# Direction of Shear Stress on the periphery of a circular section beam

The Question is from shear stresses in beams

Consider a beam made of circular cross section, in which at any cross section the shear force is V.

The textbook I'm following states that -

When a beam has a circular cross section, we can no longer assume that the shear stresses act parallel to the y axis. For instance, we can easily prove that at point m (on the boundary of the cross section) the shear stress $$\tau$$ must act tangent to the boundary. This observation follows from the fact that the outer surface of the beam is free of stress, and therefore the shear stress acting on the cross section can have no component in the radial direction.

I'm having trouble with understanding why the shear stress at m, should be tangent to the boundary.

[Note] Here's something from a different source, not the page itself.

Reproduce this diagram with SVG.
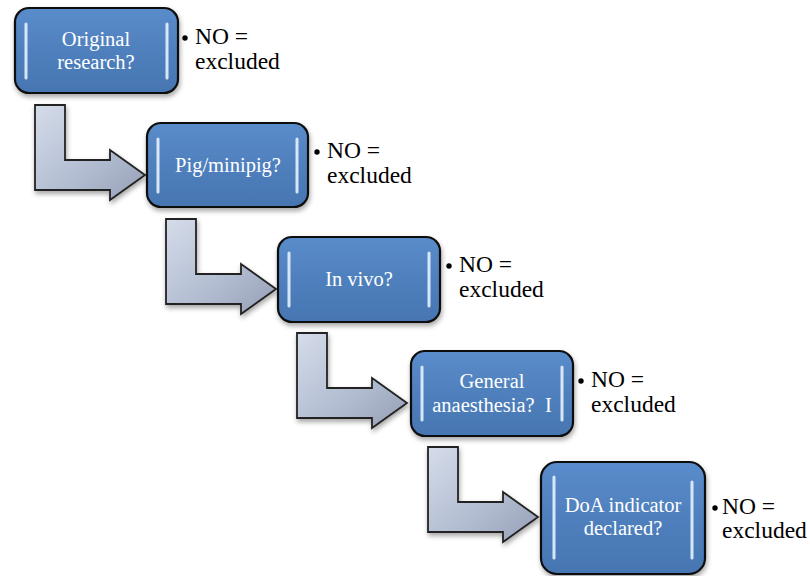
<svg xmlns="http://www.w3.org/2000/svg" width="810" height="576" viewBox="0 0 810 576">
<defs>
<linearGradient id="boxg" x1="0" y1="0" x2="0" y2="1">
<stop offset="0" stop-color="#5a8ccb"/>
<stop offset="0.5" stop-color="#4f80bd"/>
<stop offset="1" stop-color="#4676b2"/>
</linearGradient>
<linearGradient id="arrg" x1="0" y1="0" x2="1" y2="1">
<stop offset="0" stop-color="#d5dcea"/>
<stop offset="0.6" stop-color="#b0bbd0"/>
<stop offset="1" stop-color="#949fb6"/>
</linearGradient>
<filter id="sh" x="-10%" y="-10%" width="125%" height="130%">
<feDropShadow dx="1" dy="3" stdDeviation="2.5" flood-color="#000" flood-opacity="0.35"/>
</filter>
<path id="arrow" d="M0,0 H30 V55 H75 V45 L110,70 L75,95 V85 H0 Z"/>
</defs>
<style>
.box{fill:url(#boxg);stroke:#111;stroke-width:2.2;filter:url(#sh)}
.hl{stroke:#e6f2ff;stroke-width:3;stroke-linecap:round;opacity:0.9}
.lbl{font-family:"Liberation Serif","Times New Roman",serif;font-size:20.5px;fill:#fff;text-anchor:middle}
.note{font-family:"Liberation Serif","Times New Roman",serif;font-size:23.5px;fill:#000}
.arr{fill:url(#arrg);stroke:#222;stroke-width:1.8;stroke-linejoin:miter;filter:url(#sh)}
</style>
<rect width="810" height="576" fill="#fff"/>
<g id="connectors">
<use href="#arrow" class="arr" transform="translate(35,105)"/>
<use href="#arrow" class="arr" transform="translate(166,219)"/>
<use href="#arrow" class="arr" transform="translate(297,333)"/>
<use href="#arrow" class="arr" transform="translate(428,447)"/>
</g>
<g id="node1">
<rect class="box" x="15" y="8" width="163" height="85" rx="14"/>
<line class="hl" x1="26" y1="24" x2="26" y2="78"/>
<line class="hl" x1="167" y1="24" x2="167" y2="78"/>
<text class="lbl" x="96" y="46">Original</text>
<text class="lbl" x="96" y="69">research?</text>
<circle cx="185" cy="38" r="2.7" fill="#000"/>
<text class="note" x="195" y="44">NO =</text>
<text class="note" x="195" y="69">excluded</text>
</g>
<g id="node2">
<rect class="box" x="147" y="123" width="161" height="84" rx="14"/>
<line class="hl" x1="158" y1="139" x2="158" y2="192"/>
<line class="hl" x1="297" y1="139" x2="297" y2="192"/>
<text class="lbl" x="228" y="172">Pig/minipig?</text>
<circle cx="317" cy="152" r="2.7" fill="#000"/>
<text class="note" x="327" y="158">NO =</text>
<text class="note" x="327" y="183">excluded</text>
</g>
<g id="node3">
<rect class="box" x="278" y="237" width="162" height="85" rx="14"/>
<line class="hl" x1="289" y1="253" x2="289" y2="306"/>
<line class="hl" x1="429" y1="253" x2="429" y2="306"/>
<text class="lbl" x="359" y="286">In vivo?</text>
<circle cx="449" cy="266" r="2.7" fill="#000"/>
<text class="note" x="459" y="272">NO =</text>
<text class="note" x="459" y="297">excluded</text>
</g>
<g id="node4">
<rect class="box" x="411" y="351" width="162" height="85" rx="14"/>
<line class="hl" x1="422" y1="367" x2="422" y2="420"/>
<line class="hl" x1="562" y1="367" x2="562" y2="420"/>
<text class="lbl" x="492" y="388">General</text>
<text class="lbl" x="492" y="412" xml:space="preserve">anaesthesia?  I</text>
<circle cx="581" cy="381" r="2.7" fill="#000"/>
<text class="note" x="591" y="387">NO =</text>
<text class="note" x="591" y="412">excluded</text>
</g>
<g id="node5">
<rect class="box" x="541" y="462" width="164" height="112" rx="16"/>
<line class="hl" x1="554" y1="477" x2="554" y2="558"/>
<line class="hl" x1="692" y1="482" x2="692" y2="558"/>
<text class="lbl" x="623" y="512">DoA indicator</text>
<text class="lbl" x="623" y="535">declared?</text>
<circle cx="715" cy="508" r="2.7" fill="#000"/>
<text class="note" x="722" y="514">NO =</text>
<text class="note" x="722" y="538">excluded</text>
</g>
</svg>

Say I enlarge the element,

and assume that the shear stress acts along y axis. this shear stress can be resolved into tangential and radial components to get $$\tau_t$$ and $$\tau_r$$. The book says this $$\tau_r$$ can't be balanced by any other stress in the radial direction and hence it must be zero. But it could happen that a normal stress is developed on the surface as shown in (b), which balances $$\tau_r$$

• What is the definition of shear stress? Feb 20, 2022 at 20:23
• Can you provide a link to the source material?
– r13
Feb 21, 2022 at 1:30
• To further elaborate upon my question, the quantity $\tau$ is figure (a) is not a shear stress and the quantity $\tau_x$ in Figure (b) is, by definition, a normal stress. The implication is that you don't have a clear idea of what a shear stress is. Perhaps you should return to the part of the book that defines this quantity? Feb 21, 2022 at 6:27
• Biswajit, this might clear things up - drive.google.com/file/d/1vdIOKVY4wofJDLtgQSirwrj5BWeOaqQC/… Feb 21, 2022 at 7:53
• I think you misunderstand. I know what the author is talking about and why the author is correct. I'm just pointing out that you have to think a bit about the basic definitions to understand why the author is correct. You probably need to just look at a book on elasticity (or advanced mechanics of materials) to get the ideas clear in your mind. Feb 22, 2022 at 21:13

Let's take a small element of the circular shaft and apply the shear stress $$\tau_1$$ in an arbitrary direction on the surface of the cut. The shear stress can be resolved into a radial shear stress $$\tau_r$$ and tangential shear stress $$\tau_t$$ as shown below.
We recall the state of shear stresses on a cube element - when shear stress presents on one plane, there must exist a shear stress on the face normal to that plane. In this case, there must be a shear stress $$\tau_z$$ corresponding to $$\tau_r$$, however, we know that the stress on the outermost surface of an element is zero, from this realization we can conclude that $$\tau_r$$ must be zero as well, so only $$\tau_t$$ remains effective.